Sad Hillary Clinton Concedes After Senate Clears Way for Trump Acquittal that Only Way to Remove Trump Is to Vote Him Out

Hillary Clinton, seen here during the 2016 presidential campaign, says she was "shell-shocked" by her loss to Donald Trump
AFP/File Brendan Smialowski

Twice-failed presidential candidate Hillary Clinton conceded on Friday that Americans must vote President Trump out in November if they want to remove him from office, effectively making the same argument Republicans have been making since the launch of the partisan impeachment process.

“With their votes to make the American president accountable to no one, Republican senators have put the interests of one president over the interests of all Americans,” Clinton tweeted on Friday as the Senate voted down a motion to allow for additional witnesses in the Senate impeachment trial.
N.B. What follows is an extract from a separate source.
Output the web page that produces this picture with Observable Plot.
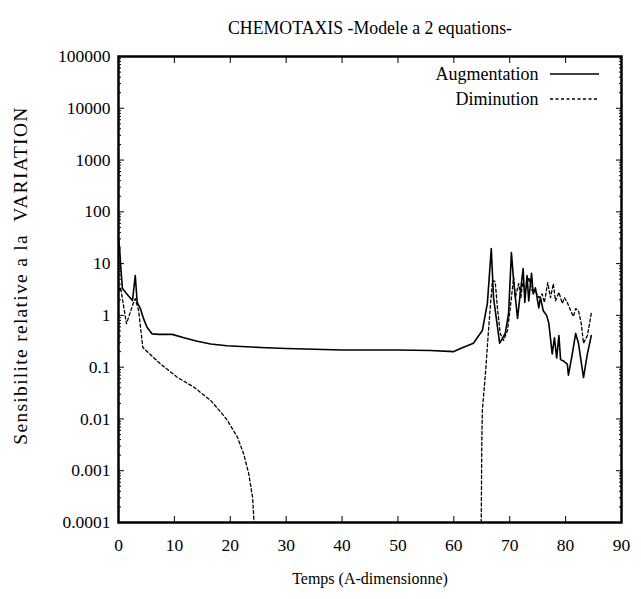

“The only remedy now is for us all to vote in overwhelming numbers to replace them—and him—in November,” she added:

The Senate voted 51 to 49 to block the Democrats’ efforts to call for additional witnesses in the Senate impeachment trial. All eyes were on Sens. Lamar Alexander (R-TN) and Lisa Murkowski (R-AK), both of whom came out against calling for additional witnesses.

Alexander said in a statement on Thursday:

I worked with other senators to make sure that we have the right to ask for more documents and witnesses, but there is no need for more evidence to prove something that has already been proven and that does not meet the United States Constitution’s high bar for an impeachable offense.

Murkowski came out against witnesses Friday morning, concluding that there will “be no fair trial in the Senate” due to the partisan nature of the impeachment process.

“I don’t believe the continuation of this process will change anything. It is sad for me to admit that, as an institution, the Congress has failed,” she added.

Senate Majority Leader Mitch McConnell (R-KY) signaled on Friday that the trial will conclude “in the coming days.”

The Senate is expected to hold an acquittal vote on Wednesday.